Floats are complicated. Never trust them. We know the infamous $0.1 + 0.2 \neq 0.3$ (look up 0.30000000000000004.com)

This is because:

• The format for storing floating-point numbers which almost all computers use has limited precision,
• and that format uses binary, not decimal, and when converted to binary, 1/10 is an infinite recurring fraction

When summing many floating-point numbers, small values can get “lost” due to rounding. IEEE‑754 doubles store a sign, an 11‑bit exponent, and a 53‑bit significand (52 bits stored + 1 hidden leading bit). That means any real number you hold must be rounded to the nearest value whose binary fraction has ≤ 53 bits. For example:

double sum = 1e8;
sum += 1e-4; // stays 1e8

The problem is non-associativity. This can happen in situations like sampling where small instantaneous inputs can be added to a running total.

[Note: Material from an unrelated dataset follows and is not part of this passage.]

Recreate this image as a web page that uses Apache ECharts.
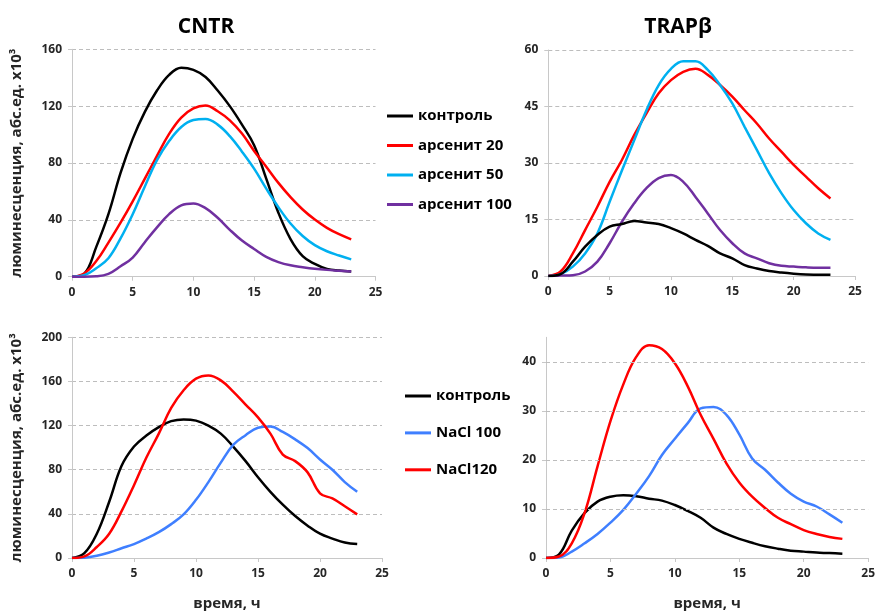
<!DOCTYPE html>
<html>
<head>
<meta charset="utf-8">
<script src="https://cdn.jsdelivr.net/npm/echarts@6/dist/echarts.min.js"></script>
<style>
html,body{margin:0;padding:0;background:#fff;}
#chart{width:878px;height:612px;}
</style>
</head>
<body>
<div id="chart"></div>
<script>
// time, h
var times = [0,1,2,3,4,5,6,7,8,9,10,11,12,13,14,15,16,17,18,19,20,21,22,23];

// Panel CNTR (top-left)
var cntrControl = [0,2,21,44,73,97,116,131,142,147,145.5,140.5,131,120,107,92.5,69,45,26.5,14.5,9,5.5,4.3,3.7];
var cntrArs20   = [0,2.3,11,24,38,53,69,85,100.5,112,118.4,120.5,116.4,110,100.7,88.5,77.4,66,56,47.3,40.2,34.4,29.9,26.3];
var cntrArs50   = [0,1,6,13,27,44,63.5,82,95.4,105.3,110.2,111,107,98.9,88,76,62,48.9,37.4,28.6,22.2,17.9,14.9,12.2];
var cntrArs100  = [0,0,0.3,2,7.3,13.5,24.3,34.7,44,50.2,51.5,48.2,41.5,33,25.4,19.5,14,10.3,8,6.7,5.6,4.8,4.2,3.6];

// Panel TRAPβ (top-right)
var trapControl = [0,0.5,3.8,7.8,10.9,13.1,13.8,14.6,14.2,13.8,12.7,11.3,9.6,8,6,4.7,2.9,2,1.3,0.9,0.6,0.4,0.35,0.3];
var trapArs20   = [0,1.2,6,12.2,18.4,25,30.8,37.4,43.2,48.5,52,54.2,55,53.4,50.7,47.6,44,40.5,36.5,33,29.5,26.4,23.3,20.6];
var trapArs50   = [0,0.5,2.5,6,11.3,19.7,28,36,44,50.7,55,57,57,54.7,50.7,45.8,39.6,33.5,27.3,22,17.5,14,11.3,9.6];
var trapArs100  = [0,0.1,0.2,1.2,3.8,8.7,14.4,19.3,23.3,26,26.8,25,21,16.6,12.2,8.7,6,4.7,3.4,2.7,2.5,2.3,2.2,2.2];

// Panel CNTR NaCl (bottom-left)
var cntrNaControl = [0,4.4,22,51,83.5,101,111,118.6,124,125.6,124.5,120,112.7,101,87.8,73.2,60,48.3,38,29.3,22,17.6,14,12.6];
var cntrNa100     = [0,0.3,2,5,8.8,12.6,17.6,23.4,30.7,39.5,52.7,68.8,86.4,102.5,111.3,118,119.2,114.2,107.5,99.6,89.3,80,68.8,60];
var cntrNa120     = [0,1.5,10,22,42.5,66,91,112.7,136,152,162.5,165.4,161,150.8,139,127.4,112.7,93.7,87.8,77.6,58.6,54,46.9,39.5];

// Panel TRAPβ NaCl (bottom-right)
var trapNaControl = [0,0.7,5.6,9.2,11.5,12.5,12.8,12.6,12.1,11.7,10.8,9.6,8.2,6.2,4.9,3.9,3.1,2.4,1.9,1.5,1.3,1.1,1,0.85];
var trapNa100     = [0,0.1,1.3,3,4.9,7.2,9.8,13.1,16.7,21,24.3,27.5,30.5,30.8,29.2,25.2,20.3,18,15.4,13.1,11.5,10.5,8.9,7.2];
var trapNa120     = [0,0.3,3,9.2,18.7,27.9,35.4,41,43.4,42.6,39.7,35,29.2,24.3,19.3,15.4,12.5,10.2,8.2,6.9,5.7,4.9,4.3,3.9];

var titles = ['CNTR', 'TRAPβ'];
var legendTop = ['контроль', 'арсенит 20', 'арсенит 50', 'арсенит 100'];
var legendBottom = ['контроль', 'NaCl 100', 'NaCl120'];
var yName = 'люминесценция, абс.ед. x10³';
var xName = 'время, ч';
var nacl45Grid = [10, 20, 30, 40];

var FONT = '"Open Sans", "DejaVu Sans", sans-serif';
var C = {black:'#000000', red:'#ff0000', cyan:'#00b0f0', purple:'#7030a0', blue:'#3f7fff'};

function pairs(arr){ return times.map(function(t,i){ return [t, arr[i]]; }); }

function line(name, arr, color, idx){
  return {
    type:'line', name:name, xAxisIndex:idx, yAxisIndex:idx,
    data:pairs(arr), showSymbol:false, smooth:0.4,
    itemStyle:{color:color}, lineStyle:{color:color, width:2.5}, z:3
  };
}

var gridDefs = [
  {left:72, top:49.3, width:303.5, height:227.4},
  {left:548.3, top:50, width:306.7, height:226},
  {left:72, top:337.3, width:310, height:227.7},
  {left:546, top:337.3, width:325.7, height:227.7}
];
var yDefs = [
  {max:160, interval:40},
  {max:60, interval:15},
  {max:200, interval:40},
  {max:45, interval:10}
];

var axisLabelStyle = {color:'#262626', fontFamily:FONT, fontWeight:'bold', fontSize:12};
var gridLine = {type:[4,3], color:'#bdbdbd', width:1};

var xAxes = gridDefs.map(function(g,i){
  return {
    type:'value', gridIndex:i, min:0, max:25, interval:5,
    axisLine:{show:true, lineStyle:{color:'#c8c8c8', width:1}},
    axisTick:{show:true, length:4, lineStyle:{color:'#c8c8c8'}},
    axisLabel:Object.assign({margin:10}, axisLabelStyle),
    splitLine:{show:false},
    name: i >= 2 ? xName : '',
    nameLocation:'middle', nameGap:38,
    nameTextStyle:{color:'#262626', fontFamily:FONT, fontWeight:'bold', fontSize:15}
  };
});
var yAxes = gridDefs.map(function(g,i){
  return {
    type:'value', gridIndex:i, min:0, max:yDefs[i].max, interval:yDefs[i].interval,
    axisLine:{show:true, lineStyle:{color:'#c8c8c8', width:1}},
    axisTick:{show:true, length:4, lineStyle:{color:'#c8c8c8'}},
    axisLabel:Object.assign({margin:10, showMaxLabel: i === 3 ? false : true}, axisLabelStyle),
    splitLine:{show: i !== 3, lineStyle:gridLine},
    name: (i === 0 || i === 2) ? yName : '',
    nameLocation:'middle', nameRotate:90, nameGap:48,
    nameTextStyle:{color:'#262626', fontFamily:FONT, fontWeight:'bold', fontSize:15}
  };
});

var series = [
  line('контроль', cntrControl, C.black, 0),
  line('арсенит 20', cntrArs20, C.red, 0),
  line('арсенит 50', cntrArs50, C.cyan, 0),
  line('арсенит 100', cntrArs100, C.purple, 0),
  line('арсенит 20', trapArs20, C.red, 1),
  line('арсенит 50', trapArs50, C.cyan, 1),
  line('арсенит 100', trapArs100, C.purple, 1),
  line('контроль', trapControl, C.black, 1),
  line('контроль', cntrNaControl, C.black, 2),
  line('NaCl 100', cntrNa100, C.blue, 2),
  line('NaCl120', cntrNa120, C.red, 2),
  line('контроль', trapNaControl, C.black, 3),
  line('NaCl 100', trapNa100, C.blue, 3),
  line('NaCl120', trapNa120, C.red, 3),
  {
    type:'line', name:'grid45', xAxisIndex:3, yAxisIndex:3, data:[], z:1, silent:true,
    markLine:{silent:true, symbol:'none', label:{show:false}, lineStyle:gridLine,
      data: nacl45Grid.map(function(v){ return {yAxis:v}; })}
  }
];

var legendText = {color:'#000', fontFamily:FONT, fontWeight:'bold', fontSize:15, lineHeight:18};

var option = {
  animation:false,
  backgroundColor:'#ffffff',
  title:[
    {text:titles[0], left:201, top:12, textAlign:'center',
     textStyle:{fontFamily:FONT, fontWeight:'bold', fontSize:21, color:'#000'}},
    {text:titles[1], left:673, top:12, textAlign:'center',
     textStyle:{fontFamily:FONT, fontWeight:'bold', fontSize:21, color:'#000'}}
  ],
  grid: gridDefs,
  xAxis: xAxes,
  yAxis: yAxes,
  legend:[
    {data:legendTop, orient:'vertical', left:382, top:102, icon:'rect', itemWidth:26, itemHeight:3,
     itemGap:11.5, textStyle:legendText, selectedMode:false},
    {data:legendBottom, orient:'vertical', left:400, top:382, icon:'rect', itemWidth:26, itemHeight:3,
     itemGap:18.9, textStyle:legendText, selectedMode:false}
  ],
  series: series
};

var chart = echarts.init(document.getElementById('chart'), null, {renderer:'canvas'});
chart.setOption(option);
</script>
</body>
</html>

Consequently, $(a+b)+c$ can differ from $a + (b + c)$. Summing small numbers after large ones repeatedly causes their bits to be shifted out at every step, so total error can grow.

Kahan Summation

Kahan fixes this by tracking the rounding error and adding it back:

double kahanSum(const std::vector<double>& v) {
    double sum = 0.0, c = 0.0;
    for (double x : v) {
        double y = x - c;
        double t = sum + y;
        c = (t - sum) - y;
        sum = t;
    }
    return sum;
}

Kahan summation keeps a tiny compensation $𝑐$ that tracks the low‑order part that got rounded away at each step. On the next addition it adds $c$ back first, so those lost bits get a chance to land in higher, retainable positions of the significand before the big add happens, dramatically reducing loss.